While very few may have heard of the first book written by a well-known author or the book may have even been a disappointment to the author’s grammar instructor, the combination of its scarcity and notability trumps its otherwise undesirable characteristics.
Whether you buy and sell books or just enjoy book collecting, you’ve probably held these misconceptions or fielded inquires from the public who do still. Powell’s Book Store supplies a “frequently asked questions” printout in their rare books room free for the public. In addition to answering questions customers may be too shy to ask, it supplies information that may encourage an interested customer to becoming a new and informed collector. And you don’t need to be the world’s biggest shop either or hire a cartoon guide in a full body costume to help them pass this hurdle into becoming a collector.

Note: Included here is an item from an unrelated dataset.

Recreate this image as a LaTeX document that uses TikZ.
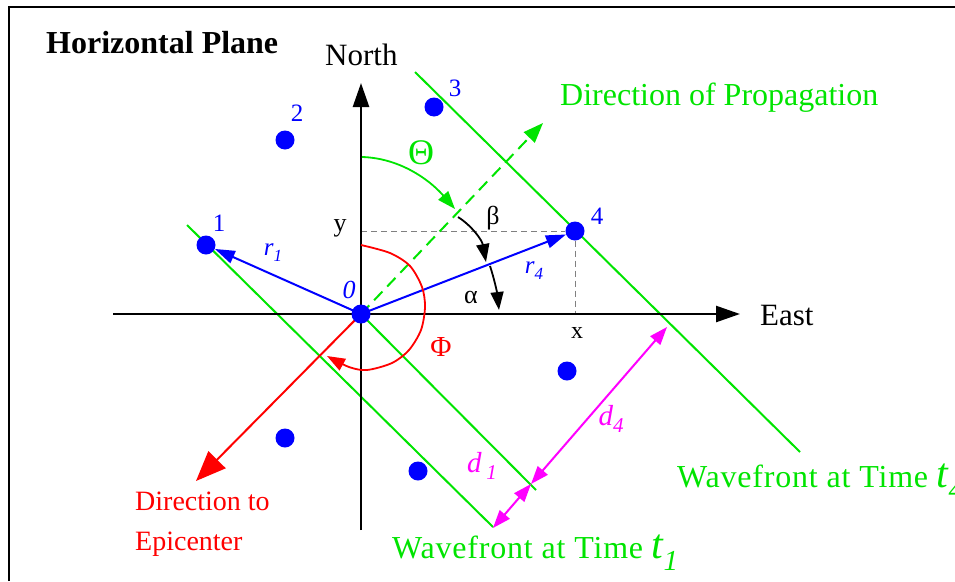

Carrie Bailey has appreciated book collecting since damaging a valuable copy of The Wizard of Oz as a child. She writes YA and promotes new writers on her blog Peevish Penman. Currently pursuing her Master’s in Information Studies, she enjoys working as a librarian, but dislikes barcodes.
Excellent post. I often use the example of an old violin, explaining to people that just because it’s been in Grandpa’s attic since the 1800s, that doesn’t make it valuable if it was a cheap instrument to begin with, and unless it’s been taken care of over the years it’s probably in pretty rough shape. Strad? Many copies, few originals. Rare. Thanks, Carrie.
You are welcome. I think the violin is a great example, but also even a cheap violin with historical significance can become valuable, which is possibly what leads to people’s confusion.
I agree! Seen too many eager eyed sellers of falling apart Religious Tract Society children’s books that were Sunday School Prizes of Great Grandma.
Having to explain that even though they are 120 years old they are just as dull as when they were written can be pretty difficult.
You’re comment certainly made me smile. I think people forget the part about how someone has to want them and if they don’t value their great-grandma’s childhood prize who would?
There is a difference between “Rare” and “Scarce”. The definitions I heard in comparison of the two is,
Rare: there are few copy’s and many people want them.
Scarce: there are few copies and few (if anyone) wants them.
I’ve found times where I list a book as ‘rare’ and later changed it to scarce…
That’s an important distinction to make certainly.
I am considering buying a plane ticket to the US just to visit that bookshop. I didn’t know places like that existed. Dream. Come. True.